Bombardier has a lot of work to do between now and 30 June, when the first CSeries flight-test aircraft is scheduled to fly. CSeries vice-president and general manager Rob Dewar is keeping mum on details about the preparations for the first flight, but he can explain why he is so confident the new narrowbody will remain on schedule and enter service in mid-2014. Bombardier then plans to ramp up production to at least 120 per year by 2017
What can you tell us about what you have planned for FTV-1 between the Paris air show and the end of June?
We don't share those details because we are, of course, planning to make some announcements at the show. So stay tuned. We will be doing some updates during the air show. Our plan is to fly by the end of June and we're tracking to that plan.
Can you talk about how many aircraft are in the flight-test programme and what role is assigned to each aircraft?
We have five flight-test vehicles for the CS100 and two additional follow-ons for the CS300. The five vehicles have their own rules. The first one is typically to open up the operating envelope so the following aircraft can really have the full capability to run all the various tests they have to run. Two starts the performance testing, three is avionics, and four is really the final performance aircraft. And five has the interior and does the F&R testing.
The functional and reliability testing?
Absolutely, yes. That's going to continue with us after certification to do route proving, and we'll do demos with that aircraft as well.
Is that also an ETOPS [extended operations} aircraft?
All of the aircraft are designed for ETOPS. But the ETOPS full [180min certification] is going to come about, I think, six months after basic certification.
What can you say about what kind of margin you build into your test schedule in case you encounter any surprises which, of course, is the whole purpose of flight test?
We have carried out 25 programmes during the past 28 years, so we have a lot of experience. We don't build a lot of margin in. We actually do a lot of up-front work to avoid having problems in flight test. If you look at the testing we've done up to now, it's really been an order of magnitude more than the rest of the industry. We feel comfortable with our timelines, but there's not a lot of room for finding major problems, which we really don't expect and, to be honest, so far on the programme we've had a great track record of doing testing early.
There was one incident during the CRJ1000 programme with the fly-by-wire rudder. Can you tell us how you addressed that issue at the time and what lessons are being carried over to the CSeries programme?
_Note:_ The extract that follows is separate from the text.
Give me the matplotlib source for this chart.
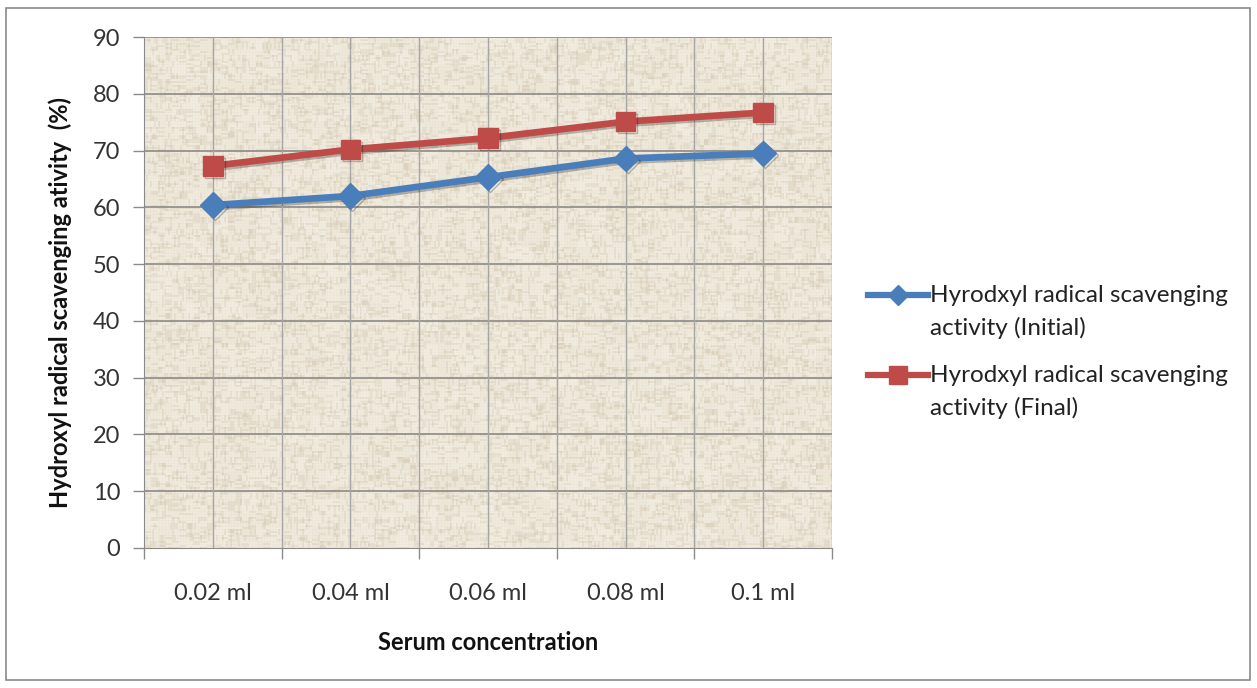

That's a good question. Basically, we learned many lessons as to why that happened and what was missing in that process, and we actually implemented that on the CSeries. We built up with the same team, so the same people continued on. It also led us to really drive a lot more up-front testing and so, for example, on the fly-by-wire we have three rigs running in parallel and that's really to build maturity and test every possible feature of that system that we could up-front. We also have a fully integrated ISTCR [integrated systems test and certification rig], which has a full fly-by-wire system that is integrated with the rest of the systems on the aircraft. That's been running more than a year now, so we've built up a lot of experience. And the other thing we did was we introduced a very rigid process for requirements traceability.
How does that ground testing continue after flight test begins?
We're carrying out the safety of flight testing, which is nearing completion as we speak. Right after that we go into certification testing, so we can really unload the flight-test programme, so we can be more efficient. The more tests we can do on the ground the more effective it is. We do run consistently 20h per day on the ground-test aircraft, whereas in flight test people can run on the order of 40-50h per month, per aircraft.
It was a year ago when Bombardier invited journalists inside the factory in Mirabel to show the wooden mock-up of the CSeries. How is that helping you to this point with FTV-1 and the follow-on test vehicles?
Of course we do use state-of-the-art tools to virtually simulate the aircraft assembly, but really the work is to practise and also to implement the practical things that the simulations still don't have the capability to fully capture. So we modified a lot of how we installed various components and completion of the aircraft so workers were not competing for the same space around the aircraft. We also modified a lot of the staging - to the platforms and where they are located. We also made a number of them smaller and movable. A lot of learning has been supplemented with the virtual simulation of our tools.
What is the status of FTV-2, 3 and 4?
One is in the hands of the flight-test group, still in ground test. Two is completing assembly. Basically structure is complete, wires installed, we have the engines also installed, landing gear. It's actually finishing assembly of smaller systems and then we'll enter into doing its functional test procedures. FTV-3 is also structurally assembled. The engines are on dock and being installed. Four is again structurally complete and five is in basic assembly and not yet completed.
Looking more than a year ahead, what are you doing to prepare for the production ramp up that begins after certification?
We build at a lower rate that's consistent with how we're building now, and we have a gated approach. So when we get through various milestones in the programme, and from here on it's mostly the flight-test milestones, once we're confident the aircraft is clean, we'll really turn on and start ramping up the programme.